Image capture of the Stormwater Heatmap.
The Stormwater Heatmap The Stormwater Heatmap provides a clear picture of stormwater pollution across the Puget Sound. © TNC

“Getting more green infrastructure in the landscape is an important first step, and second to that is optimizing the performance of treatment systems so we treat more area in a smaller space,” says Jen McIntyre, a professor at Washington State University who studies stormwater chemistry and mitigation. Through innovative engineering solutions that maximize the efficiency of green infrastructure on a small site footprint, stormwater parks and facilities are popping up across the region, treating acreage and water volumes that would have seemed impossible just a few years ago.

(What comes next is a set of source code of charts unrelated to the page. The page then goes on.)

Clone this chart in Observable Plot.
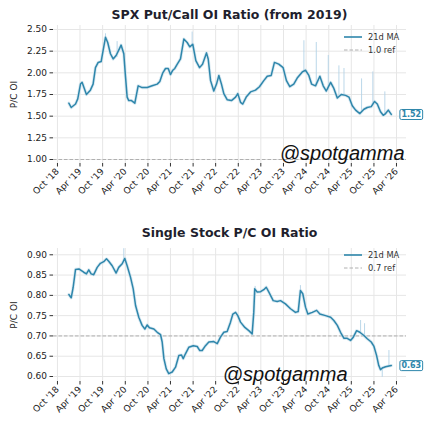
<!DOCTYPE html>
<html><head><meta charset="utf-8">
<script src="https://cdn.jsdelivr.net/npm/d3@7"></script>
<script src="https://cdn.jsdelivr.net/npm/@observablehq/plot@0.6"></script>
<style>
body{margin:0;background:#fff;font-family:"DejaVu Sans",sans-serif;}
.panel{position:relative;width:435px;height:215px;overflow:visible;}
.title{position:absolute;left:53px;width:353px;text-align:center;font-weight:bold;font-size:12.5px;color:#1f1f2e;line-height:14px;}
.lg{position:absolute;left:344px;height:12px;display:flex;align-items:center;font-size:8.3px;color:#333;}
.lg svg{margin-right:6px;}
</style></head>
<body>
<div id="root"></div>
<script>
// ---- Data ----
const tickDates = ["2018-10-01","2019-04-01","2019-10-01","2020-04-01","2020-10-01","2021-04-01","2021-10-01","2022-04-01","2022-10-01","2023-04-01","2023-10-01","2024-04-01","2024-10-01","2025-04-01","2025-10-01","2026-04-01"];
const tickLabels = ["Oct '18","Apr '19","Oct '19","Apr '20","Oct '20","Apr '21","Oct '21","Apr '22","Oct '22","Apr '23","Oct '23","Apr '24","Oct '24","Apr '25","Oct '25","Apr '26"];

const spxYTicks = [1.00,1.25,1.50,1.75,2.00,2.25,2.50];
const ssYTicks = [0.60,0.65,0.70,0.75,0.80,0.85,0.90];

const spxDates = ["2019-01-01","2019-01-20","2019-02-24","2019-03-14","2019-04-05","2019-04-18","2019-05-23","2019-06-24","2019-07-16","2019-08-04","2019-08-26","2019-09-19","2019-10-05","2019-10-24","2019-11-11","2019-12-03","2019-12-25","2020-01-18","2020-02-14","2020-02-27","2020-03-20","2020-04-03","2020-04-16","2020-04-29","2020-05-21","2020-06-17","2020-07-14","2020-08-15","2020-09-25","2020-11-04","2020-12-15","2021-01-05","2021-01-29","2021-02-20","2021-03-14","2021-04-01","2021-04-20","2021-05-06","2021-05-26","2021-06-21","2021-07-18","2021-08-14","2021-09-04","2021-09-28","2021-10-23","2021-11-22","2021-12-16","2022-01-17","2022-01-31","2022-02-19","2022-03-17","2022-04-08","2022-04-27","2022-05-18","2022-06-06","2022-07-03","2022-08-07","2022-09-09","2022-09-27","2022-10-19","2022-11-06","2022-12-04","2023-01-08","2023-02-17","2023-03-21","2023-04-25","2023-05-23","2023-06-24","2023-07-20","2023-08-24","2023-09-28","2023-10-25","2023-11-21","2023-12-23","2024-01-20","2024-03-01","2024-03-27","2024-04-23","2024-05-15","2024-06-16","2024-07-21","2024-08-17","2024-09-11","2024-10-16","2024-11-11","2024-12-09","2025-01-10","2025-02-14","2025-03-13","2025-04-09","2025-05-06","2025-06-09","2025-07-12","2025-08-08","2025-09-09","2025-10-06","2025-10-28","2025-11-23","2025-12-15","2026-01-03","2026-01-25","2026-02-18"];
const spxMA = [1.65,1.60,1.64,1.70,1.87,1.89,1.75,1.80,1.87,2.06,2.12,2.13,2.26,2.41,2.35,2.22,2.16,2.20,2.28,2.32,2.22,1.95,1.72,1.68,1.68,1.65,1.85,1.83,1.83,1.85,1.87,1.90,2.00,2.05,2.05,1.98,2.03,2.05,2.10,2.16,2.39,2.35,2.30,2.33,2.14,2.06,2.10,2.23,2.16,1.91,1.79,1.87,1.97,1.87,1.76,1.69,1.68,1.72,1.76,1.66,1.64,1.72,1.78,1.80,1.84,1.91,1.96,1.97,2.12,2.10,2.06,1.91,1.84,1.87,1.94,2.01,2.03,1.97,1.87,1.85,1.96,1.85,1.79,1.89,1.82,1.71,1.75,1.74,1.72,1.62,1.57,1.53,1.58,1.60,1.61,1.67,1.64,1.55,1.51,1.53,1.57,1.52];
// raw daily spikes: date, low, high
const spxSpikeDates = ["2019-10-24","2020-01-26","2021-09-23","2024-03-14","2024-06-22","2024-09-27","2024-12-22","2025-02-01","2025-06-23","2025-09-22","2025-12-28"];
const spxSpikeLo = [2.36,2.18,2.30,2.00,1.85,1.80,1.72,1.74,1.55,1.62,1.51];
const spxSpikeHi = [2.45,2.36,2.47,2.37,2.35,2.20,2.08,2.05,1.93,2.01,1.78];

const ssDates = ["2019-01-01","2019-01-20","2019-02-05","2019-02-24","2019-03-23","2019-05-01","2019-05-23","2019-06-11","2019-06-30","2019-07-21","2019-08-18","2019-09-13","2019-10-10","2019-11-01","2019-11-19","2019-12-17","2020-01-18","2020-02-08","2020-03-07","2020-03-28","2020-04-16","2020-05-13","2020-06-04","2020-06-23","2020-07-19","2020-08-15","2020-09-06","2020-09-25","2020-10-13","2020-11-18","2020-12-15","2021-01-11","2021-01-24","2021-02-07","2021-02-26","2021-03-18","2021-04-15","2021-05-12","2021-06-08","2021-06-29","2021-07-13","2021-07-31","2021-08-27","2021-10-02","2021-11-03","2021-11-24","2021-12-13","2022-01-09","2022-02-05","2022-03-17","2022-04-14","2022-05-10","2022-06-06","2022-07-03","2022-07-30","2022-08-18","2022-09-09","2022-09-27","2022-10-19","2022-11-23","2022-12-25","2023-01-21","2023-02-03","2023-02-11","2023-03-03","2023-03-30","2023-04-25","2023-05-15","2023-06-05","2023-07-10","2023-08-11","2023-09-07","2023-10-17","2023-11-27","2024-01-06","2024-01-28","2024-02-15","2024-03-05","2024-03-27","2024-04-15","2024-05-21","2024-06-25","2024-07-21","2024-09-05","2024-10-16","2024-11-11","2024-12-09","2025-01-04","2025-02-01","2025-02-27","2025-03-26","2025-04-17","2025-05-14","2025-06-09","2025-07-12","2025-08-08","2025-09-09","2025-09-30","2025-10-22","2025-11-09","2025-11-23","2025-12-07","2026-01-03","2026-02-18"];
const ssMA = [0.802,0.794,0.820,0.864,0.865,0.857,0.853,0.863,0.853,0.851,0.869,0.879,0.883,0.890,0.884,0.873,0.855,0.869,0.878,0.891,0.873,0.845,0.816,0.775,0.746,0.726,0.717,0.727,0.720,0.717,0.709,0.703,0.685,0.644,0.619,0.607,0.611,0.623,0.652,0.653,0.644,0.656,0.672,0.676,0.674,0.664,0.664,0.676,0.685,0.686,0.681,0.697,0.709,0.711,0.734,0.754,0.758,0.750,0.734,0.721,0.713,0.705,0.758,0.816,0.808,0.809,0.814,0.820,0.808,0.787,0.785,0.787,0.779,0.767,0.758,0.760,0.812,0.804,0.771,0.754,0.758,0.763,0.754,0.750,0.746,0.738,0.726,0.709,0.694,0.694,0.689,0.697,0.713,0.709,0.701,0.693,0.685,0.675,0.652,0.627,0.617,0.621,0.624,0.627];
const ssSpikeDates = ["2020-03-20","2023-02-14","2024-02-15","2025-06-15","2025-07-17","2026-01-30","2025-12-07"];
const ssSpikeLo = [0.880,0.800,0.800,0.705,0.698,0.624,0.598];
const ssSpikeHi = [0.915,0.822,0.824,0.738,0.730,0.664,0.623];

const spxTitle = "SPX Put/Call OI Ratio (from 2019)";
const ssTitle = "Single Stock P/C OI Ratio";
const spxRef = 1.0, ssRef = 0.7;
const spxLast = 1.52, ssLast = 0.63;

// ---- Drawing ----
const BLUE = "#2e86ab";
const labelOf = new Map(tickDates.map((d,i)=>[+new Date(d), tickLabels[i]]));
const xTicks = tickDates.map(d=>new Date(d));

function panel({title, dates, ma, spD, spLo, spHi, ref, refLabel, last, yDomain, yTicks, marginTop, marginBottom, titleTop, lgTop, wmDx, wmDy}) {
  const data = dates.map((d,i)=>({date:new Date(d), v:ma[i]}));
  const spikes = spD.map((d,i)=>({date:new Date(d), lo:spLo[i], hi:spHi[i]}));
  const lastPt = [{date:data[data.length-1].date, v:data[data.length-1].v, t:last.toFixed(2)}];
  const div = document.createElement("div");
  div.className = "panel";
  const plot = Plot.plot({
    width:435, height:215, marginLeft:53, marginRight:29, marginTop, marginBottom,
    style:{fontFamily:"DejaVu Sans", fontSize:"9px", color:"#222", background:"transparent", overflow:"visible"},
    x:{type:"utc", domain:[new Date("2018-08-30"), new Date("2026-06-21")]},
    y:{domain:yDomain},
    marks:[
      Plot.gridX(xTicks, {stroke:"#e6e6e6", strokeOpacity:1}),
      Plot.gridY(yTicks, {stroke:"#e6e6e6", strokeOpacity:1}),
      Plot.axisX(xTicks, {tickFormat:d=>labelOf.get(+d), tickRotate:-45, tickSize:3.5, tickPadding:3, label:null, stroke:"#333", fontSize:9}),
      Plot.axisY(yTicks, {tickFormat:d3.format(".2f"), tickSize:3.5, tickPadding:3, label:"P/C OI", labelAnchor:"center", labelArrow:"none", labelOffset:43, stroke:"#333", fontSize:9}),
      Plot.ruleY([ref], {stroke:"#b0b0b0", strokeWidth:1, strokeDasharray:"3.5,2"}),
      Plot.ruleX(spikes, {x:"date", y1:"lo", y2:"hi", stroke:"#b3d3e6", strokeWidth:0.9}),
      Plot.line(data, {x:"date", y:"v", stroke:"#c3dcea", strokeWidth:3.2, strokeOpacity:0.6}),
      Plot.line(data, {x:"date", y:"v", stroke:BLUE, strokeWidth:1.5}),
      Plot.text(lastPt, {x:"date", y:"v", text:"t", dx:20, fill:BLUE, fontWeight:"bold", fontSize:8, className:"lastval"}),
      Plot.text(["@spotgamma"], {frameAnchor:"bottom-right", dx:wmDx, dy:wmDy, fontSize:20, fontStyle:"italic", fontFamily:"Liberation Sans", fill:"#111", lineAnchor:"bottom"})
    ]
  });
  div.appendChild(plot);
  const t = document.createElement("div");
  t.className = "title"; t.style.top = titleTop+"px"; t.textContent = title;
  div.appendChild(t);
  const rows = [
    {label:"21d MA", stroke:BLUE, w:1.6, dash:null},
    {label:refLabel, stroke:"#b0b0b0", w:1, dash:"3.5,2"}
  ];
  rows.forEach((r,i)=>{
    const lg = document.createElement("div");
    lg.className = "lg"; lg.style.top = (lgTop + i*13 - 6)+"px";
    lg.innerHTML = `<svg width="18" height="12"><line x1="0" x2="18" y1="6" y2="6" stroke="${r.stroke}" stroke-width="${r.w}" ${r.dash?`stroke-dasharray="${r.dash}"`:""}/></svg><span>${r.label}</span>`;
    div.appendChild(lg);
  });
  return div;
}

const root = document.getElementById("root");
root.appendChild(panel({title:spxTitle, dates:spxDates, ma:spxMA, spD:spxSpikeDates, spLo:spxSpikeLo, spHi:spxSpikeHi, ref:spxRef, refLabel:"1.0 ref", last:spxLast, yDomain:[0.954,2.546], yTicks:spxYTicks, marginTop:25, marginBottom:52, titleTop:8, lgTop:36.5, wmDx:-2, wmDy:-4}));
root.appendChild(panel({title:ssTitle, dates:ssDates, ma:ssMA, spD:ssSpikeDates, spLo:ssSpikeLo, spHi:ssSpikeHi, ref:ssRef, refLabel:"0.7 ref", last:ssLast, yDomain:[0.5877,0.9155], yTicks:ssYTicks, marginTop:33, marginBottom:49, titleTop:10.5, lgTop:40, wmDx:-59, wmDy:-1}));

// boxes around last-value labels
const NS = "http://www.w3.org/2000/svg";
document.querySelectorAll("g.lastval text").forEach(tx=>{
  const b = tx.getBBox();
  const r = document.createElementNS(NS,"rect");
  r.setAttribute("x", b.x-1.5); r.setAttribute("y", b.y-0.5);
  r.setAttribute("width", b.width+3); r.setAttribute("height", b.height+1);
  r.setAttribute("rx", 1.5); r.setAttribute("fill","#fff"); r.setAttribute("stroke", BLUE); r.setAttribute("stroke-width", 1);
  if (tx.getAttribute("transform")) r.setAttribute("transform", tx.getAttribute("transform"));
  tx.parentNode.insertBefore(r, tx);
});
</script>
</body></html>
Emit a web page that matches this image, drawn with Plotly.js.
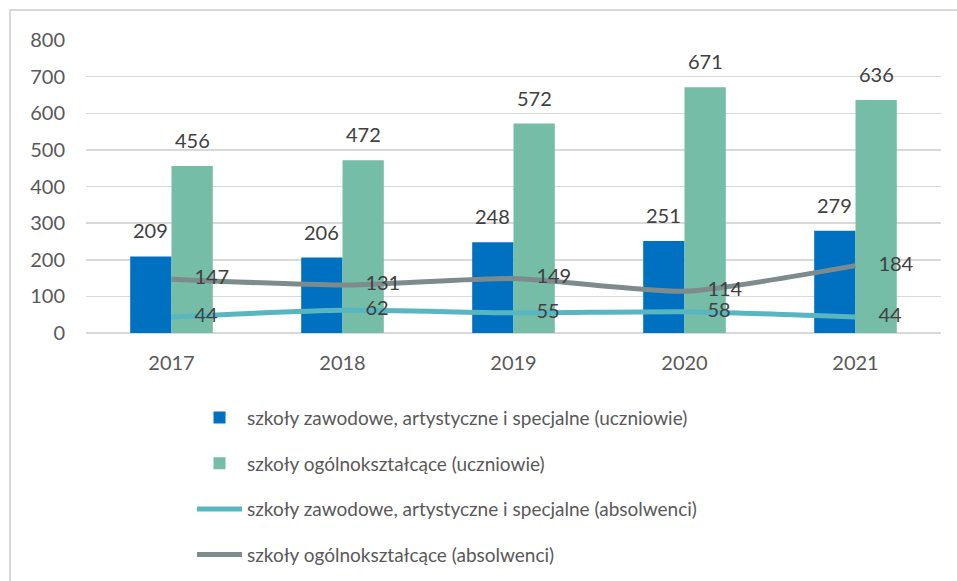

This is where the Ship Canal Bridge and North Passage Point Park come in. The Nature Conservancy has identified the site as an ideal place for a new kind of public-private partnership, with a hybrid stormwater treatment facility and public space. “The drainage basin as an area is such that more than 2,000 acres drain to this single point under the bridge,” says Paul Fendt, a civil engineer with Parametrix, an environmental consultancy firm working with The Nature Conservancy to design the park. “And we saw an opportunity to make a public space that was innovative from a stormwater treatment standpoint, and also educational and just pleasant to be in. It would be a way to make stormwater treatment something that the public not only sees and appreciates but also recreates in.”

The hope is that, supported with funding from the recent federal infrastructure bill, a stormwater park could treat almost one billion gallons of stormwater every year. In this, a little investment could go a long way. And as is painfully clear every time the rains come and stormwater flows from the bridge into the bay, there is precious little time to waste.